— BEGIN Data extract —

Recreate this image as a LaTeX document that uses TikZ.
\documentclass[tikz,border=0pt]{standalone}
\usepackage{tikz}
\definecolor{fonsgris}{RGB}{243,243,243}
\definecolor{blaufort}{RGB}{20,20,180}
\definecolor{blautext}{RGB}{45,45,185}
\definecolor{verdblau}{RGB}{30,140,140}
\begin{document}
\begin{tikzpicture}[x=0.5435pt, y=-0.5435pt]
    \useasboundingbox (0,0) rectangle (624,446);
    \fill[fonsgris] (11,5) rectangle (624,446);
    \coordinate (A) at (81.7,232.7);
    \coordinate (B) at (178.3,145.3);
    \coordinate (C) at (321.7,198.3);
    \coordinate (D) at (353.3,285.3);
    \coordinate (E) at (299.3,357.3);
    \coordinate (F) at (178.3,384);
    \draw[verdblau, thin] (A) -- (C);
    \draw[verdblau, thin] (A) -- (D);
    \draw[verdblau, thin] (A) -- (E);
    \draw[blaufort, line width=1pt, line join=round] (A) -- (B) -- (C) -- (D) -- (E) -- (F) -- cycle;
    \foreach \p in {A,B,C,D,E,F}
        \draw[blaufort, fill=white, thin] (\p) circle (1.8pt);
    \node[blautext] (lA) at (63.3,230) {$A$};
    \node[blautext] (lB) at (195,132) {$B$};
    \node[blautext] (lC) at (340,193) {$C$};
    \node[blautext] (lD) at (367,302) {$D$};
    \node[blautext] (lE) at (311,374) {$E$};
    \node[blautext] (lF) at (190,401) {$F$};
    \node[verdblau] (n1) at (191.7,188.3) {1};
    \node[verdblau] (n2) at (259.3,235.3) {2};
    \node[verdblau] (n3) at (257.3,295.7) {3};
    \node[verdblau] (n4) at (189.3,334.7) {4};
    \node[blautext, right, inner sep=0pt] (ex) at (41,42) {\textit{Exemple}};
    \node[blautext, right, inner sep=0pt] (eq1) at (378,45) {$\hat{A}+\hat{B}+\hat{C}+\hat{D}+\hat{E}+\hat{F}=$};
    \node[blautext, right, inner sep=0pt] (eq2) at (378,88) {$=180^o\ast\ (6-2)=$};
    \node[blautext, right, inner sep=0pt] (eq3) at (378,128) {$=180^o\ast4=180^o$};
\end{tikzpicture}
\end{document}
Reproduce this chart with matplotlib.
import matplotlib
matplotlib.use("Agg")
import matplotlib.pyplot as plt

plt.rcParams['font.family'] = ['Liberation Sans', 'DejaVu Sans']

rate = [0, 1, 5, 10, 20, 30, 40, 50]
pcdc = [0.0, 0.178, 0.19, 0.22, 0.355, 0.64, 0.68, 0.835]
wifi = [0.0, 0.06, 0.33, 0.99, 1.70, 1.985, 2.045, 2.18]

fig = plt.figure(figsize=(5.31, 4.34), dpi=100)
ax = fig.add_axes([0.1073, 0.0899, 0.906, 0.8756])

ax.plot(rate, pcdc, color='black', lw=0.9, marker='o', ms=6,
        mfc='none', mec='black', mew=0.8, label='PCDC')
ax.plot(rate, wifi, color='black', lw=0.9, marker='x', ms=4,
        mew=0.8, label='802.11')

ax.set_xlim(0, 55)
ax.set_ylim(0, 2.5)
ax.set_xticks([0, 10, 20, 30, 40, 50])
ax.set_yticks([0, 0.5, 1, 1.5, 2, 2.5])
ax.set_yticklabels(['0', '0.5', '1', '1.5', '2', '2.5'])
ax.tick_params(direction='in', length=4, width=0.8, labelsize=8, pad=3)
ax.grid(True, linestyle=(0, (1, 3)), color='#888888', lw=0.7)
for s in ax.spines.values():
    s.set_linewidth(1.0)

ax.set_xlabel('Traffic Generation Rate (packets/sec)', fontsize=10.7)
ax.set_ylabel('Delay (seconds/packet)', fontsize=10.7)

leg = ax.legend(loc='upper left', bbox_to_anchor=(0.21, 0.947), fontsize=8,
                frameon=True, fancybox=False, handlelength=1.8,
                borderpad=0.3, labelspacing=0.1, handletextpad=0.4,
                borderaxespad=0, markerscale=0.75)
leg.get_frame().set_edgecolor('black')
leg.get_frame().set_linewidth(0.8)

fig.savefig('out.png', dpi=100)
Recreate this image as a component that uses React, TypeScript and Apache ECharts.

— END Data extract —
— BEGIN Data extract —

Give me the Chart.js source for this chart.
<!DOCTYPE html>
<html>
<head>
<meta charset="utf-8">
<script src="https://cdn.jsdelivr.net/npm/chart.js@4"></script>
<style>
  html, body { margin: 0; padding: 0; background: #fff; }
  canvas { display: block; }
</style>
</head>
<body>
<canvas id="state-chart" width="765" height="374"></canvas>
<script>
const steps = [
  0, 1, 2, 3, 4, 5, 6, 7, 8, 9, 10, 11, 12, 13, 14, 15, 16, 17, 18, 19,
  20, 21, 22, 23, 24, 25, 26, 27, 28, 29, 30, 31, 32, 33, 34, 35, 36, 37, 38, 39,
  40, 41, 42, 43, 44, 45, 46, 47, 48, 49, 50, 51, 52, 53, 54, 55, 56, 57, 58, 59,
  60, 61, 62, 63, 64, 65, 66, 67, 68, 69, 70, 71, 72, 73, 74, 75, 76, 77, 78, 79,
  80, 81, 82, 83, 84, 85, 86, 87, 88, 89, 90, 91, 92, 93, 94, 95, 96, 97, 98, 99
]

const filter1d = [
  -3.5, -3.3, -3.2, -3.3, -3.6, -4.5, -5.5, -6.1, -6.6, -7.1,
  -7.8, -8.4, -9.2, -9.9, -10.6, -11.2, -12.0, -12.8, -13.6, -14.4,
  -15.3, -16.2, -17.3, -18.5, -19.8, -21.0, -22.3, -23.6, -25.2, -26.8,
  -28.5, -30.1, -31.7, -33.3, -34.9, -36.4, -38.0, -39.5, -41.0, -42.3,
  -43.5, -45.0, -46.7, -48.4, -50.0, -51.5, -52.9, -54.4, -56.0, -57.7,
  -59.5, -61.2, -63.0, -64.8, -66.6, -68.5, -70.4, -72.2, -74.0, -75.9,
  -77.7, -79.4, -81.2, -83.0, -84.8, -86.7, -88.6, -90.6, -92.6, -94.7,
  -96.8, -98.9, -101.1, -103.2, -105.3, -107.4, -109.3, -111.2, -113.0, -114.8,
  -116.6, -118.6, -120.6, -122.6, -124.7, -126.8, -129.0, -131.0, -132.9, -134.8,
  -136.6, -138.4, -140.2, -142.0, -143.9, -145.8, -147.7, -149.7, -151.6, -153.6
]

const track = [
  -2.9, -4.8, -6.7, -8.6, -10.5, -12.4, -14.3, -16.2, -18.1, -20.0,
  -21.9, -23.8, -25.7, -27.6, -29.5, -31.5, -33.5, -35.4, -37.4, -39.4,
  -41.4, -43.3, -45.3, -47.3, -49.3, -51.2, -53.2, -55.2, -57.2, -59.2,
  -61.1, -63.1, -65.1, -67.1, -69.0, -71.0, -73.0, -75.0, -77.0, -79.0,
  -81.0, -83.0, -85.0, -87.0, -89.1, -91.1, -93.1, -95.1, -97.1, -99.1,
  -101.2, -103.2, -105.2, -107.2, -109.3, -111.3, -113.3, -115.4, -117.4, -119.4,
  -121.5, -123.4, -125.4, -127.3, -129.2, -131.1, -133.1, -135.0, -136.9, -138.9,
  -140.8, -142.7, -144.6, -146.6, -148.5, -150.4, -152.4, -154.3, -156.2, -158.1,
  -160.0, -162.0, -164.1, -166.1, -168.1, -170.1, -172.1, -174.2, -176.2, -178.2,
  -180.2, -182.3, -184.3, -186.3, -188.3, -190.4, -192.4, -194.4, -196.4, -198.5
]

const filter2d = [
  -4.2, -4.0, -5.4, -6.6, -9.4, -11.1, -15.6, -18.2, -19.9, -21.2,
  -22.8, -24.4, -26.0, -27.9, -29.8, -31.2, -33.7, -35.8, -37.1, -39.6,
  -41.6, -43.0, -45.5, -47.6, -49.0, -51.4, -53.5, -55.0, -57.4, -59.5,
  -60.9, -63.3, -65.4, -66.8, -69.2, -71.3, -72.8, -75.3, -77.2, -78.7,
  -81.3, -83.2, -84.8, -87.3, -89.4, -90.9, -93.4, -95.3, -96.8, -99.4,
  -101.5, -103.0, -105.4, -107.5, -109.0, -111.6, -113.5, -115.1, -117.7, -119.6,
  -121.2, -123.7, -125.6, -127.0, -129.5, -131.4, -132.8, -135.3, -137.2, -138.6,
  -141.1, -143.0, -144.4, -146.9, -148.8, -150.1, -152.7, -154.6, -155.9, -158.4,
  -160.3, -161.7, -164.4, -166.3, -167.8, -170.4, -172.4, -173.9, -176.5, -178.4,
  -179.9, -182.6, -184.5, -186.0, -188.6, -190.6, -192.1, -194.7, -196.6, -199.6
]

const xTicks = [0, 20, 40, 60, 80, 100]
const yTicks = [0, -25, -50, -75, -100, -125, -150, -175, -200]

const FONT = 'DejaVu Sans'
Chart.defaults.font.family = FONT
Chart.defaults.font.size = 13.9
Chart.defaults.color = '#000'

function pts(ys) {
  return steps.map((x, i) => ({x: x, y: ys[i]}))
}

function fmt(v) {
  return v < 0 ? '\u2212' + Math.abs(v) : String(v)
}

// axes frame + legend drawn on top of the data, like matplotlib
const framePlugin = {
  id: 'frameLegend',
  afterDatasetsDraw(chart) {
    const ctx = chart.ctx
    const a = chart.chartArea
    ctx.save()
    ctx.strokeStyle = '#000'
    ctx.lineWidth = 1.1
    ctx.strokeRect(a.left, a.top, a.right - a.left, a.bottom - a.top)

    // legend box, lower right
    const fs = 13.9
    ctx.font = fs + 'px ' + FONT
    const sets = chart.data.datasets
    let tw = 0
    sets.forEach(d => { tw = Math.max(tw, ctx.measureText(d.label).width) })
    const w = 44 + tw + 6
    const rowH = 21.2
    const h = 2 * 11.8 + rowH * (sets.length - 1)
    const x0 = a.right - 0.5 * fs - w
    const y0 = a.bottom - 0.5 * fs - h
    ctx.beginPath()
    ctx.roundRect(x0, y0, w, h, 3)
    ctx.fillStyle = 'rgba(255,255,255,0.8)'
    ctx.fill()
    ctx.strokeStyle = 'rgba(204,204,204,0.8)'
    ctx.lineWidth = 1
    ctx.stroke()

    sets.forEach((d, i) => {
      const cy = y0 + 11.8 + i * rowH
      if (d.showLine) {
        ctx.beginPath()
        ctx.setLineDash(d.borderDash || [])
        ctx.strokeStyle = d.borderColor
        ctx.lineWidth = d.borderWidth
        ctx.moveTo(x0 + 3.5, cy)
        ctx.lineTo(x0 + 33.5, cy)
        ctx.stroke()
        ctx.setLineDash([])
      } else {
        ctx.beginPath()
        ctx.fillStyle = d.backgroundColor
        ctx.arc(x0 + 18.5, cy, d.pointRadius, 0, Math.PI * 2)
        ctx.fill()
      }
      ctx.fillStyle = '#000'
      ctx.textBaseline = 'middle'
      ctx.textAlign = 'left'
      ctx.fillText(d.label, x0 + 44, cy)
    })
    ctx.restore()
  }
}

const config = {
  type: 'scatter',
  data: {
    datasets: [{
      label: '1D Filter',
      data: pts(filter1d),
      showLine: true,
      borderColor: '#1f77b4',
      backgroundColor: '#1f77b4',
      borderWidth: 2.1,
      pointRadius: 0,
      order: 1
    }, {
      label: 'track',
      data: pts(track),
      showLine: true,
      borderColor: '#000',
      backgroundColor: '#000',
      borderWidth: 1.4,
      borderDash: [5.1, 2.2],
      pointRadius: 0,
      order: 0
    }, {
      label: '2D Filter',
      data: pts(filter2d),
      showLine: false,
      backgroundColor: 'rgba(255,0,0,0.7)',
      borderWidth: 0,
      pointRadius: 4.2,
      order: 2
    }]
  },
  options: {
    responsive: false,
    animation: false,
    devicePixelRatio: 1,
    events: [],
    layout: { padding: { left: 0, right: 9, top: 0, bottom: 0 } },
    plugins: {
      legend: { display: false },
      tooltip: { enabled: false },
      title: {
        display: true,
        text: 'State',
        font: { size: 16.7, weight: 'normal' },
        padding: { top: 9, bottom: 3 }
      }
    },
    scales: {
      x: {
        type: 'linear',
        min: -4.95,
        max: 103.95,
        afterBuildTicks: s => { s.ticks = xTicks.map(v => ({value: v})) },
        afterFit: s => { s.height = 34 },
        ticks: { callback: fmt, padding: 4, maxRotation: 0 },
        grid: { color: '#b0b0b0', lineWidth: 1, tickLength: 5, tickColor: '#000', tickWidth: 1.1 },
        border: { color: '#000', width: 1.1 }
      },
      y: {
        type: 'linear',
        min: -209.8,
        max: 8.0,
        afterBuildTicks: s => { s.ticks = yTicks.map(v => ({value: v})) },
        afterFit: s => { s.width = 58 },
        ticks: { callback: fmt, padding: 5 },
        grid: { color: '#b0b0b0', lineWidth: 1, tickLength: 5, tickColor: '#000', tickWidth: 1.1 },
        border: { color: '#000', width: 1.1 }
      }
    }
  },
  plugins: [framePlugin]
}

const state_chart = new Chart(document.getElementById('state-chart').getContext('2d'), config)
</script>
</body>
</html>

— END Data extract —
— BEGIN Data extract —

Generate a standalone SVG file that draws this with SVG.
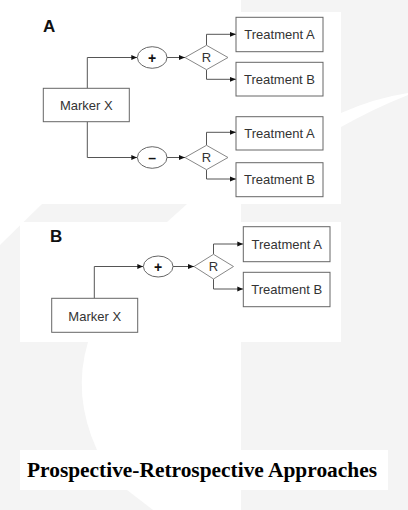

— END Data extract —

» **Direction**
Check each line of the records above for "Recreate", and copy those that have it.

» **Exercise answer**
Recreate this image as a LaTeX document that uses TikZ.
Recreate this image as a component that uses React, TypeScript and Apache ECharts.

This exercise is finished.